> Work required: Starting at the first line of the listing below, retype each line up to and including the one that contains "import seaborn as sns". Leave pictures out.
────────
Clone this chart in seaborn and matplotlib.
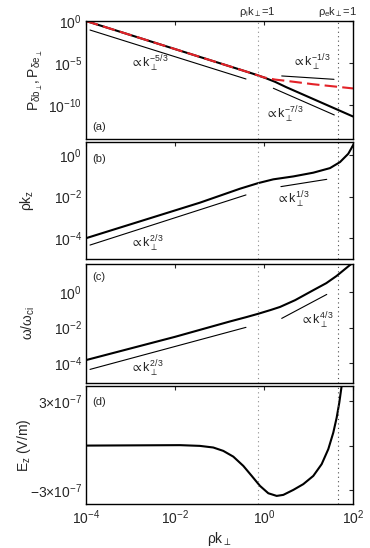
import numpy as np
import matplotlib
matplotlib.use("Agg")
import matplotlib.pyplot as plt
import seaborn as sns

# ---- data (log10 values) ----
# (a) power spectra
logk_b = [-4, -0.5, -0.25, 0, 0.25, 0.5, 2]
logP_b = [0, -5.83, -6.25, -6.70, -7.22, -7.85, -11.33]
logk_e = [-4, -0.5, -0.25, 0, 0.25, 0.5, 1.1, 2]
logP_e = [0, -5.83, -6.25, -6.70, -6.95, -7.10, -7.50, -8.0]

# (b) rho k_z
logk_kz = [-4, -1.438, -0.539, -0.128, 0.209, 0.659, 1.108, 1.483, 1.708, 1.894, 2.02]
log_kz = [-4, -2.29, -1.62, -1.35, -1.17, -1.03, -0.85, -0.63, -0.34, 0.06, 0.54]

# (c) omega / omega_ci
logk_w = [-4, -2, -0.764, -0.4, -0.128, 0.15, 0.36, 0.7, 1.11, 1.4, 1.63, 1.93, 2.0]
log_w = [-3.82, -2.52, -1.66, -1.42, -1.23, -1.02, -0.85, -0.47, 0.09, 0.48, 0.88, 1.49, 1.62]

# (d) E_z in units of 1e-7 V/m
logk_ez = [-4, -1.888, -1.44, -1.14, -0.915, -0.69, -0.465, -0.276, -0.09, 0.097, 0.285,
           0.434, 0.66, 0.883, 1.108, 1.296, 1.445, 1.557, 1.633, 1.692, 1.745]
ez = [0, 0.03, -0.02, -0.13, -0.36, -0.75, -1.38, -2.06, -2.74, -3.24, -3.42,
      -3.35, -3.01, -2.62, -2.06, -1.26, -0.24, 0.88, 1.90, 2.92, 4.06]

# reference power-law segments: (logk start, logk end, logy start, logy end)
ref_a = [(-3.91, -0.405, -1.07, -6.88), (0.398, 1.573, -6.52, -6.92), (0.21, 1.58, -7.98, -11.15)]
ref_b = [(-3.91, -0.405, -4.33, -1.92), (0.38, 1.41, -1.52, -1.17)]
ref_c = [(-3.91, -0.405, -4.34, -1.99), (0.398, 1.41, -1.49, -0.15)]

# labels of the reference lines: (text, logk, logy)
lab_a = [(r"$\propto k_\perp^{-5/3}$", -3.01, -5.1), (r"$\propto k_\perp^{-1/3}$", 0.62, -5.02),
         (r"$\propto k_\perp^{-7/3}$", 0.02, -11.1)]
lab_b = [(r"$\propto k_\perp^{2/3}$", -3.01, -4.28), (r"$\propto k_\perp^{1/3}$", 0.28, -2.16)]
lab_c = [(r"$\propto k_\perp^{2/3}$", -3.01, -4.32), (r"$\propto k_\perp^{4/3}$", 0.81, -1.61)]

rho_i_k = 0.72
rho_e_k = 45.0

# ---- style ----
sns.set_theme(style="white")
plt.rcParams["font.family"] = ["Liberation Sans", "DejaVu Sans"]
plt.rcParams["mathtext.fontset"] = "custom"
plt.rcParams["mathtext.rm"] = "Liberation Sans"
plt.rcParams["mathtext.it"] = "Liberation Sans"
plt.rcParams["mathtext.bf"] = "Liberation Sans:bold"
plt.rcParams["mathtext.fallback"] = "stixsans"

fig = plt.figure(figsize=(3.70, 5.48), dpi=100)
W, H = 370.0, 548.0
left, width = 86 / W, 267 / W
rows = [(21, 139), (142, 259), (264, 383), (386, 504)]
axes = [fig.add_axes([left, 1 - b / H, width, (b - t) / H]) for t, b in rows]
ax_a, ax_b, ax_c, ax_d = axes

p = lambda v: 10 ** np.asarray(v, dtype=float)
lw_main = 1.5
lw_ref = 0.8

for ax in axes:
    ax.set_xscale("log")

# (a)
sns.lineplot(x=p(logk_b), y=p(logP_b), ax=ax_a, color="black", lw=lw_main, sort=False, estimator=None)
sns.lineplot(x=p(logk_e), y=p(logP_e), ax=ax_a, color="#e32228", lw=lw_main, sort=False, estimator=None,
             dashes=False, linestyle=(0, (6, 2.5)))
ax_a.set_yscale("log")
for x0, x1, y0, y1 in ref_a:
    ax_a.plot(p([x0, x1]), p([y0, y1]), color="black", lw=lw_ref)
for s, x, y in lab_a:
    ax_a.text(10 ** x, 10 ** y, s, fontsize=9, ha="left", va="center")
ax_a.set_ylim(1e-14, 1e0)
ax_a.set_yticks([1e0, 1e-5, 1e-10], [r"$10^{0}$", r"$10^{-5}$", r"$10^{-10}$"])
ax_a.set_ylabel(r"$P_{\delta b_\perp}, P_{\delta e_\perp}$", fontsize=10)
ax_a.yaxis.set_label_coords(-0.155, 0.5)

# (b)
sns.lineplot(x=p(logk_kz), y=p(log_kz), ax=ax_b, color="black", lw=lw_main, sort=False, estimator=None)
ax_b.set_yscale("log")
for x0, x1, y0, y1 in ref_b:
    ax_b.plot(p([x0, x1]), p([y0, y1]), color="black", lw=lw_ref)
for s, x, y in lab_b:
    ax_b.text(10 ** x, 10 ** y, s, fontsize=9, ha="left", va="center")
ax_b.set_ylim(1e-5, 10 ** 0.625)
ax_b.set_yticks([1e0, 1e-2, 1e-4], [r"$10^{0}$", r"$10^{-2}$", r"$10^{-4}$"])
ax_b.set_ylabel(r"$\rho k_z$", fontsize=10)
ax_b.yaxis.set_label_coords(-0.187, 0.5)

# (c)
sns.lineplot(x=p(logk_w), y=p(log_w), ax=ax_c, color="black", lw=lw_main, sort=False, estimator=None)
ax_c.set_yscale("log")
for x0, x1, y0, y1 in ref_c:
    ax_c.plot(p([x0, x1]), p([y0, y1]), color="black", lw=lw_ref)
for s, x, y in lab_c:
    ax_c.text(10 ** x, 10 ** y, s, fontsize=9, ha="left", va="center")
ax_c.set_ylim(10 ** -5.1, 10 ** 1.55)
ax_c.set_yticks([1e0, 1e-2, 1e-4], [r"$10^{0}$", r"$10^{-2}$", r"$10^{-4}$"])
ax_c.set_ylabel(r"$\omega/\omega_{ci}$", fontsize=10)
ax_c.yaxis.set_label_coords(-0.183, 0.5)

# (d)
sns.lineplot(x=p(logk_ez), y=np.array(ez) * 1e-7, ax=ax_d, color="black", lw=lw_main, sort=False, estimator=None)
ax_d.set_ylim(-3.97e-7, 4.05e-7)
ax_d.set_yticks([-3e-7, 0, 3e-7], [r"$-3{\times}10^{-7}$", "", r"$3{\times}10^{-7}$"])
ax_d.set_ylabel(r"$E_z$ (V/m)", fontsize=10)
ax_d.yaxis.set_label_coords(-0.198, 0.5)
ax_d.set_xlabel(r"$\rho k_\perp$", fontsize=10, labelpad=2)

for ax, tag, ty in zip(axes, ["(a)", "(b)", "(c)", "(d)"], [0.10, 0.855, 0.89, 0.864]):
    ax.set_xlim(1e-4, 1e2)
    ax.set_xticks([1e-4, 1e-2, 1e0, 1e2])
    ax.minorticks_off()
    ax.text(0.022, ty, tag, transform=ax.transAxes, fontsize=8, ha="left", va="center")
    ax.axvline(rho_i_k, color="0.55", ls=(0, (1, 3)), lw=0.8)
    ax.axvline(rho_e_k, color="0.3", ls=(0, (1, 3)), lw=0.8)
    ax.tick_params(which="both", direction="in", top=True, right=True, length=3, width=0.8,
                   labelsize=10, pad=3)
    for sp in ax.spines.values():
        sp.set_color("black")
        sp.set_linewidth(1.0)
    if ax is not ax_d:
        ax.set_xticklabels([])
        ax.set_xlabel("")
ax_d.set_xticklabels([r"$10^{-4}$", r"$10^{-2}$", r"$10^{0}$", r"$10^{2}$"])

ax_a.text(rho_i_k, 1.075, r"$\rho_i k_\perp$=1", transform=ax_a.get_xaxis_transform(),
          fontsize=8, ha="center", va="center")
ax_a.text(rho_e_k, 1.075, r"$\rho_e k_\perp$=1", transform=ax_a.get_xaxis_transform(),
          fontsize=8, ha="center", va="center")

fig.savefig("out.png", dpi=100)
────────
> Task solution:
Clone this chart in seaborn and matplotlib.
import numpy as np
import matplotlib
matplotlib.use("Agg")
import matplotlib.pyplot as plt
import seaborn as sns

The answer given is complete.